Figure scripts
+===+
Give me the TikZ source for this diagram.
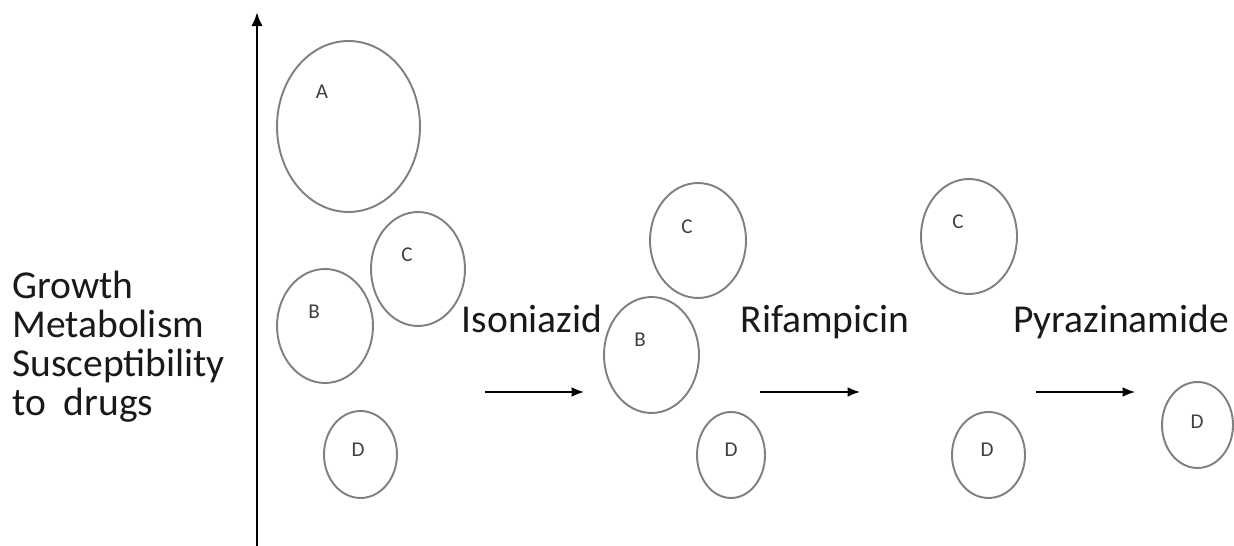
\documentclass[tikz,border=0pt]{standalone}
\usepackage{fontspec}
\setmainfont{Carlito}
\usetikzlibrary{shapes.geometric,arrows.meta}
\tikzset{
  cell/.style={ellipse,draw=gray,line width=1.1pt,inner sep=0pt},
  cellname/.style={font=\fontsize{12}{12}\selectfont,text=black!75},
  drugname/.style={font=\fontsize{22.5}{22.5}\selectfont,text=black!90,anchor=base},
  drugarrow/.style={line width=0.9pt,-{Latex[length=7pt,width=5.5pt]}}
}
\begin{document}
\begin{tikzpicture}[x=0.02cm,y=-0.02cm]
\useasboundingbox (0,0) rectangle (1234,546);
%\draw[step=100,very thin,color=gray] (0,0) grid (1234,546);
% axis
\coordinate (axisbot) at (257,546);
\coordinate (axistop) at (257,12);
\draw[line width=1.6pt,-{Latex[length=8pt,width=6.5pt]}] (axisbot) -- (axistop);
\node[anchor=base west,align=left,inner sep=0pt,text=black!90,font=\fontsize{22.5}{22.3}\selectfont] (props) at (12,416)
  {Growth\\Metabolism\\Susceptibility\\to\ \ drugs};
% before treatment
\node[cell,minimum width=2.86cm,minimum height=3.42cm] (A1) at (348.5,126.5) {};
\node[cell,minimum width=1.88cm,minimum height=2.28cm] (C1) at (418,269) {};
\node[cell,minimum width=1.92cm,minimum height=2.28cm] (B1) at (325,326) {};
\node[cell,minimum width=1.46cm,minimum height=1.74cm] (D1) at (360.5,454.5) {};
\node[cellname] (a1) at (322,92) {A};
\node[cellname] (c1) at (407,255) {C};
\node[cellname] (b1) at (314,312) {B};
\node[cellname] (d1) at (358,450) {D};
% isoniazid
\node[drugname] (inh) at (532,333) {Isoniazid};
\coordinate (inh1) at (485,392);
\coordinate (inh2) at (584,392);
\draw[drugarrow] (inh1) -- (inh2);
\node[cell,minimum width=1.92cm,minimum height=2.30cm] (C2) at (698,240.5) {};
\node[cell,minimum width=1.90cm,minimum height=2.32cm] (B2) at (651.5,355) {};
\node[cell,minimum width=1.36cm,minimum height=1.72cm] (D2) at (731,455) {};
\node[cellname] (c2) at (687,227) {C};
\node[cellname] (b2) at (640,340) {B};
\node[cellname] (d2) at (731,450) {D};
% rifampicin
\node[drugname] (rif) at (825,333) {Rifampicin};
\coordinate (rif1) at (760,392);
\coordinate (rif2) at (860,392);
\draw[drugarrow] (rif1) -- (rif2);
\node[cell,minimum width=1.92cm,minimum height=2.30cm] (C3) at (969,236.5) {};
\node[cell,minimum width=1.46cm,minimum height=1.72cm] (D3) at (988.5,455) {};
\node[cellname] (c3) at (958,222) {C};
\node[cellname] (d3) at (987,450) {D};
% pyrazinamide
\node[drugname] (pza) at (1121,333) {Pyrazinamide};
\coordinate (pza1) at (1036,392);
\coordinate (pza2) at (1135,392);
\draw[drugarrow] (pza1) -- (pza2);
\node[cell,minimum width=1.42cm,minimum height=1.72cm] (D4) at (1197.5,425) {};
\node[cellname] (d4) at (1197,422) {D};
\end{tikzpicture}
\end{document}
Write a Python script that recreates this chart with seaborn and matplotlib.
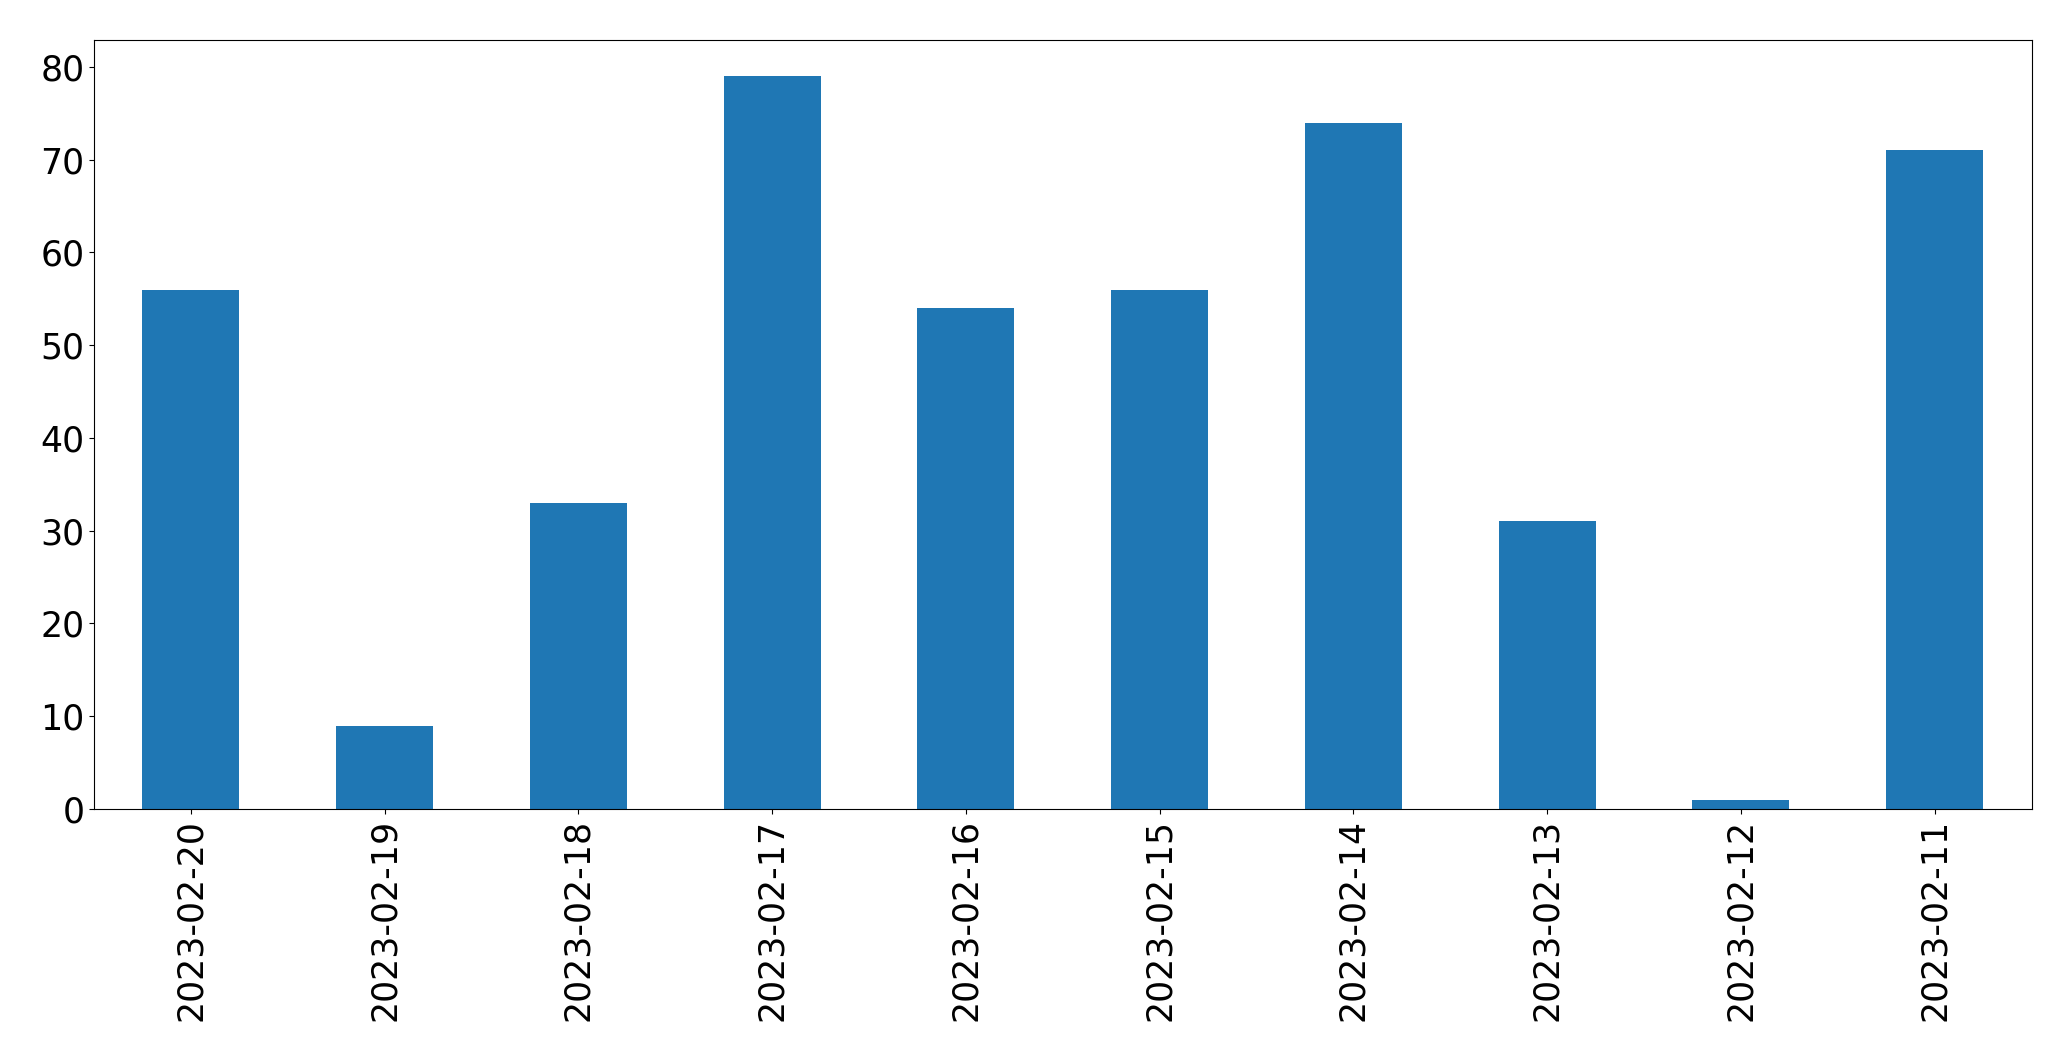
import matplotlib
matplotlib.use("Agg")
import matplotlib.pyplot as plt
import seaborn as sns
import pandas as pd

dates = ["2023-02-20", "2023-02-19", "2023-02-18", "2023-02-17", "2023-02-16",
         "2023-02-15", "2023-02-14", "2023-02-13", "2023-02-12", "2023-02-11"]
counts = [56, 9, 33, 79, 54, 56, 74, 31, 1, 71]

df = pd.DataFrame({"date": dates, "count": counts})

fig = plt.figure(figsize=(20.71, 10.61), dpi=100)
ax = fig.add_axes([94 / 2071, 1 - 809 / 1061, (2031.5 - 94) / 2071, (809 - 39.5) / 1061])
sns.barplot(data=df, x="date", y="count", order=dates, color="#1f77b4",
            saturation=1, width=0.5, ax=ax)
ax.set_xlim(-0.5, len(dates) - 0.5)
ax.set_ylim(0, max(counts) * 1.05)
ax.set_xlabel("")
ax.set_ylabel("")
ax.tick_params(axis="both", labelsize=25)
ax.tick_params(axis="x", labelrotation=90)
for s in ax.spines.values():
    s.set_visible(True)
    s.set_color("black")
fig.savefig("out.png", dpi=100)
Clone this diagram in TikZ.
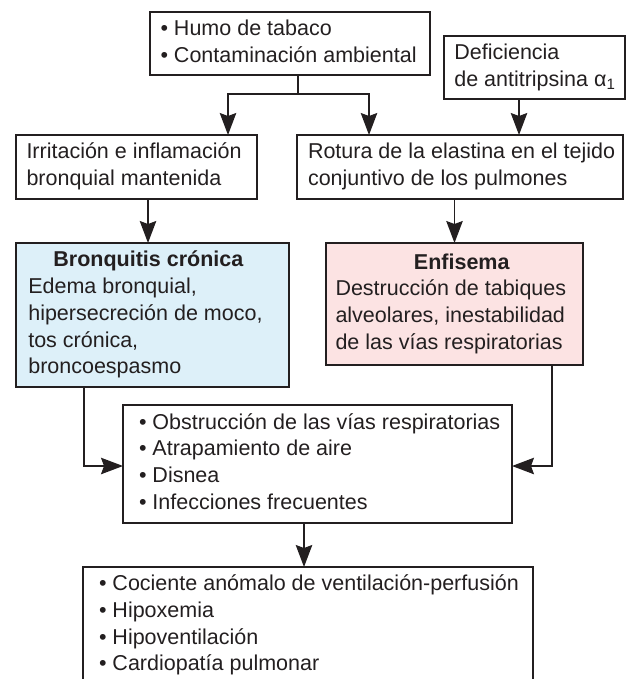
+===+
- EXERCISE INSTRUCTIONS: Exclude the images and reproduce the remaining data exactly.

- ANSWER TO THIS PROBLEM:
Give me the TikZ source for this diagram.
\documentclass[tikz,border=0pt]{standalone}
\usepackage{fontspec}
\setmainfont{Carlito}
\usetikzlibrary{shapes.geometric,arrows.meta}
\tikzset{
  cell/.style={ellipse,draw=gray,line width=1.1pt,inner sep=0pt},
  cellname/.style={font=\fontsize{12}{12}\selectfont,text=black!75},
  drugname/.style={font=\fontsize{22.5}{22.5}\selectfont,text=black!90,anchor=base},
  drugarrow/.style={line width=0.9pt,-{Latex[length=7pt,width=5.5pt]}}
}
\begin{document}
\begin{tikzpicture}[x=0.02cm,y=-0.02cm]
\useasboundingbox (0,0) rectangle (1234,546);
%\draw[step=100,very thin,color=gray] (0,0) grid (1234,546);
% axis
\coordinate (axisbot) at (257,546);
\coordinate (axistop) at (257,12);
\draw[line width=1.6pt,-{Latex[length=8pt,width=6.5pt]}] (axisbot) -- (axistop);
\node[anchor=base west,align=left,inner sep=0pt,text=black!90,font=\fontsize{22.5}{22.3}\selectfont] (props) at (12,416)
  {Growth\\Metabolism\\Susceptibility\\to\ \ drugs};
% before treatment
\node[cell,minimum width=2.86cm,minimum height=3.42cm] (A1) at (348.5,126.5) {};
\node[cell,minimum width=1.88cm,minimum height=2.28cm] (C1) at (418,269) {};
\node[cell,minimum width=1.92cm,minimum height=2.28cm] (B1) at (325,326) {};
\node[cell,minimum width=1.46cm,minimum height=1.74cm] (D1) at (360.5,454.5) {};
\node[cellname] (a1) at (322,92) {A};
\node[cellname] (c1) at (407,255) {C};
\node[cellname] (b1) at (314,312) {B};
\node[cellname] (d1) at (358,450) {D};
% isoniazid
\node[drugname] (inh) at (532,333) {Isoniazid};
\coordinate (inh1) at (485,392);
\coordinate (inh2) at (584,392);
\draw[drugarrow] (inh1) -- (inh2);
\node[cell,minimum width=1.92cm,minimum height=2.30cm] (C2) at (698,240.5) {};
\node[cell,minimum width=1.90cm,minimum height=2.32cm] (B2) at (651.5,355) {};
\node[cell,minimum width=1.36cm,minimum height=1.72cm] (D2) at (731,455) {};
\node[cellname] (c2) at (687,227) {C};
\node[cellname] (b2) at (640,340) {B};
\node[cellname] (d2) at (731,450) {D};
% rifampicin
\node[drugname] (rif) at (825,333) {Rifampicin};
\coordinate (rif1) at (760,392);
\coordinate (rif2) at (860,392);
\draw[drugarrow] (rif1) -- (rif2);
\node[cell,minimum width=1.92cm,minimum height=2.30cm] (C3) at (969,236.5) {};
\node[cell,minimum width=1.46cm,minimum height=1.72cm] (D3) at (988.5,455) {};
\node[cellname] (c3) at (958,222) {C};
\node[cellname] (d3) at (987,450) {D};
% pyrazinamide
\node[drugname] (pza) at (1121,333) {Pyrazinamide};
\coordinate (pza1) at (1036,392);
\coordinate (pza2) at (1135,392);
\draw[drugarrow] (pza1) -- (pza2);
\node[cell,minimum width=1.42cm,minimum height=1.72cm] (D4) at (1197.5,425) {};
\node[cellname] (d4) at (1197,422) {D};
\end{tikzpicture}
\end{document}
Write a Python script that recreates this chart with seaborn and matplotlib.
import matplotlib
matplotlib.use("Agg")
import matplotlib.pyplot as plt
import seaborn as sns
import pandas as pd

dates = ["2023-02-20", "2023-02-19", "2023-02-18", "2023-02-17", "2023-02-16",
         "2023-02-15", "2023-02-14", "2023-02-13", "2023-02-12", "2023-02-11"]
counts = [56, 9, 33, 79, 54, 56, 74, 31, 1, 71]

df = pd.DataFrame({"date": dates, "count": counts})

fig = plt.figure(figsize=(20.71, 10.61), dpi=100)
ax = fig.add_axes([94 / 2071, 1 - 809 / 1061, (2031.5 - 94) / 2071, (809 - 39.5) / 1061])
sns.barplot(data=df, x="date", y="count", order=dates, color="#1f77b4",
            saturation=1, width=0.5, ax=ax)
ax.set_xlim(-0.5, len(dates) - 0.5)
ax.set_ylim(0, max(counts) * 1.05)
ax.set_xlabel("")
ax.set_ylabel("")
ax.tick_params(axis="both", labelsize=25)
ax.tick_params(axis="x", labelrotation=90)
for s in ax.spines.values():
    s.set_visible(True)
    s.set_color("black")
fig.savefig("out.png", dpi=100)
Clone this diagram in TikZ.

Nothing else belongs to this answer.